BIMBO CABIDOG
So what is poverty?
Poverty is a global concern. In a summit of
world leaders at the beginning of the new millennium, participants representing
around 100 countries concurred on eight United Nations Millennium Development
Goals. They ranked the eradication of extreme poverty and hunger No. 1.
Global poverty is depicted by a UN report on
Human Development. It says:
- Of the 4.6 billion people in the developing countries, around 1.2 billion live on less than $1 a day, 2.8 billion on less than $2 a day
- Nearly a billion lack access to improved water sources
- About 2.4 billion lack access to basic sanitation
- More than 850 million are illiterate, 543 million of them women.
- Nearly 325 million boys and girls are out of school.
- And 11 million children under age five die each year from preventable causes.
The figures manifest a multidimensional reality.
It is ironic for a world witnessing tremendous progress to have masses of
people trapped in acute deprivations. Earth’s population has now grown to 7
billion. There are around four billion folks suffering from such.
Poverty is officially defined as a
threshold of income on which a family can no longer meet the minimum
requirements of living. The income-based definition points to purchasing power
or what kind and number of goods an amount of currency can buy.
A way of determining purchasing power is
the Consumer Price Index (CPI). This is the basket of goods a referenced amount
of currency, like PhP100, could get at a given year. So, what is important is
not how much a person or family earns, but how much his earnings can buy.
Today, an income of two dollars or
approximately PhP100 can only buy two kilos of rice. Would two kilos of rice
feed a family of six for the whole day? What about the other ingredients of the
food diet which a human being needs to reproduce life daily?
In the early 1970s, a person earning PhP200
a month (not a day) had already more than enough to provide a family, not only
with food, but other basic needs. During that time, a ganta or an equivalent of
two kilos of rice costs only around PhP1.50 to two pesos.
An essential point of consideration is that
for an income threshold to define poverty, it must refer to CPI in real time.
Measuring poverty presumably makes it objective.
This means, a person is poor, whether or not he rates himself poor. But even being
objective may not equate to being accurate. Defining poverty as a threshold of
income is put into question as formulas and factors for computing thresholds
differ, depending on which perspective they come from. The government usually
applies numeric indicators that bring down the statistical threshold.
Private research groups, such as the Ibon
Facts and Figures and trade union labor centers, often contest the statistical
definition of poverty presented by agencies like the National Statistics Office
or the Department of Labor and Employment (DOLE). The difference between them, in
numbers defining poverty, puts the incidence of poverty either up or down. It
lessens or heightens the issue. As always, politics comes into play claiming viewing the reality from different sides.

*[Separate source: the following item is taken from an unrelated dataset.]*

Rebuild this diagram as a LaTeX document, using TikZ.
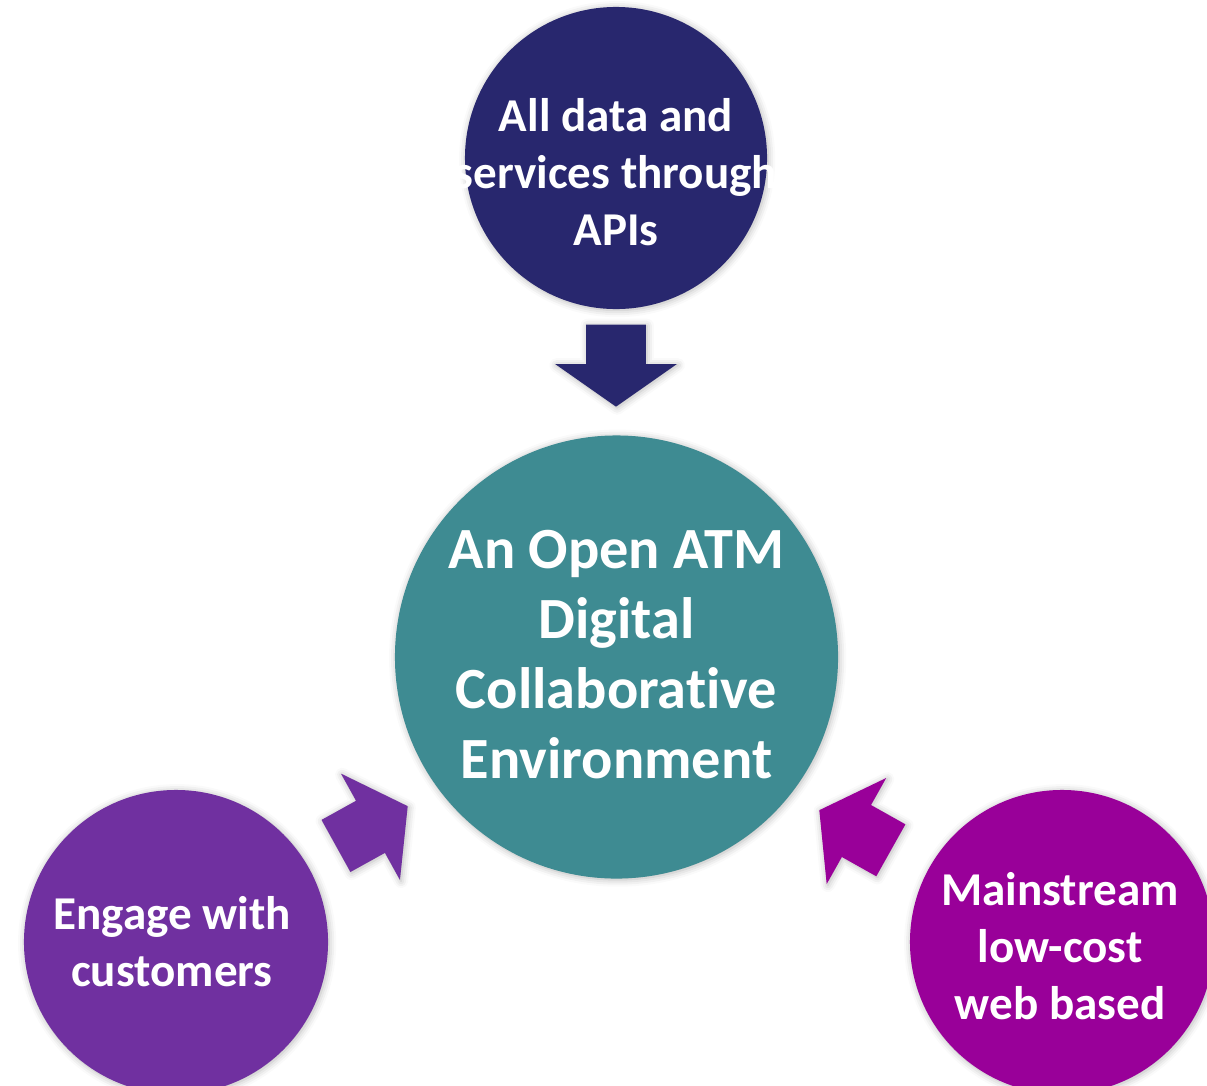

So what actually is poverty? To answer
this, it must be first acknowledged that statistics or figures do not offer an
accurate definition. Poverty is not just about having only, or not having at
all, a certain amount of income. It is an ill-being no number can justifiably express.
Poverty is not about what folks possess (or
do not possess), but what they go through. It is not a so-what kind of social being,
but a bad or painful experience of an unjust social reality.
To be poor, hence, is not just to be on or
below a numeric threshold. It is to be condemned to a multidimensional ill that
is by and large immeasurable as it is unquantifiable.
Science folks draw their meaning of poverty
from observation at a cold distance. But true meaning can only be expressed by
those who agonize in its hell. Most of the time, they have no words for it.